Belarusian lawyer and pro-democracy activist

Illia Salei (Ілля Салей, born 30 August 1991) is a Belarusian lawyer and pro-democracy activist, member of Viktar Babaryka's team and presidential campaign office at time of the 2020 Belarusian presidential election. Attorney of presidential candidates Viktar Babaryka and Sviatlana Tsikhanouskaya, as well as an opposition leader and a member of the presidium of the Coordination Council of Belarus Maria Kalesnikava. Former political prisoner and prisoner of conscience recognised by Amnesty International.

==Education==
Graduated from Belarusian State University Faculty of Law in 2013 with highest honors. Obtained his Master of Laws from Duke University School of Law in 2014.

==Legal career==
After graduation, Salei gained practical training at Marks & Sokolov LLC, an American-Russian international boutique firm in Philadelphia and at the international arbitration teams of Wilmer Cutler Pickering Hale and Dorr LLP in London, UK and Freshfields Bruckhaus Deringer LLP in Dubai, UAE.

Most of his legal career Salei spent as an associate / advocate at Borovtsov & Salei, an internationally recognized Belarusian law firm.

In 2022, Salei joined the Office of the General Counsel at the European Bank for Reconstruction and Development in London, UK.

==2020 Belarusian presidential election==
Lawyer and one of the managers of Viktar Babaryka's 2020 presidential campaign office in Belarus.

As a lawyer, provided full legal support to the campaign team of democratic presidential candidates Viktar Babaryka and Sviatlana Tsikhanouskaya at time of the 2020 Belarusian presidential election, as well as to an opposition leader, one of the members of the presidium of the Coordination Council of Belarus Maria Kalesnikava.

Together with Maxim Znak, Salei acting on behalf of Sviatlana Tsikhanouskaya appealed the results of the 2020 Belarusian presidential election to the Supreme Court of Belarus.

== Arrest and detention ==
On 9 September 2020, Salei was detained by KGB and the Main Directorate for Combating Organized Crime of the Ministry of Internal Affairs of Belarus. He was arrested and charged with threatening the national security of Belarus.

Coalition of Belarusian human rights organizations headed by Viasna Human Rights Centre and Belarusian Helsinki Committee recognized Salei as a political prisoner. Amnesty International deemed Salei a prisoner of conscience.
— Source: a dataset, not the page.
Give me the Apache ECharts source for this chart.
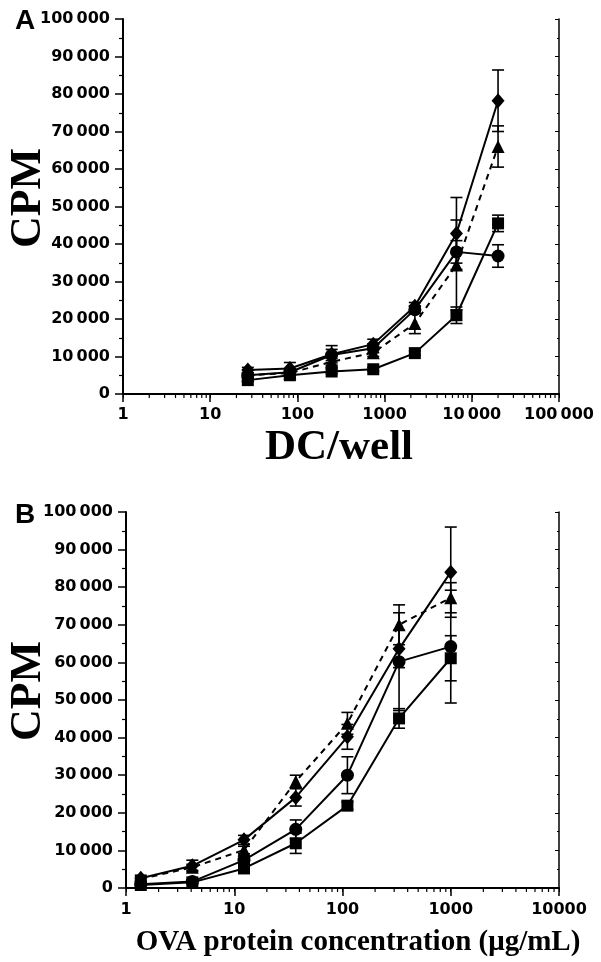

Law Society of England and Wales and American Bar Association wrote official letters to Alexander Lukashenko and Belarusian authorities demanding immediate release of Illia Salei. Duke Community Members issued a public statement in connection with the arrest calling for release of Illia Salei.

On 16 October 2020, Salei was released from Minsk Pre-Trial Detention Centre No.1 and placed under house arrest. On 16 April 2021, he was released on bail but remained under prosecution.

On 13 August 2021, Salei announced that he had temporary left Belarus for Poland.

==Meeting with Alexander Lukashenko==

On 10 October 2020, Illia Salei was one of the participants of Alexander Lukashenko's meeting with Belarusian opposition leaders in the KGB Pre-Trial Detention Centre in Minsk.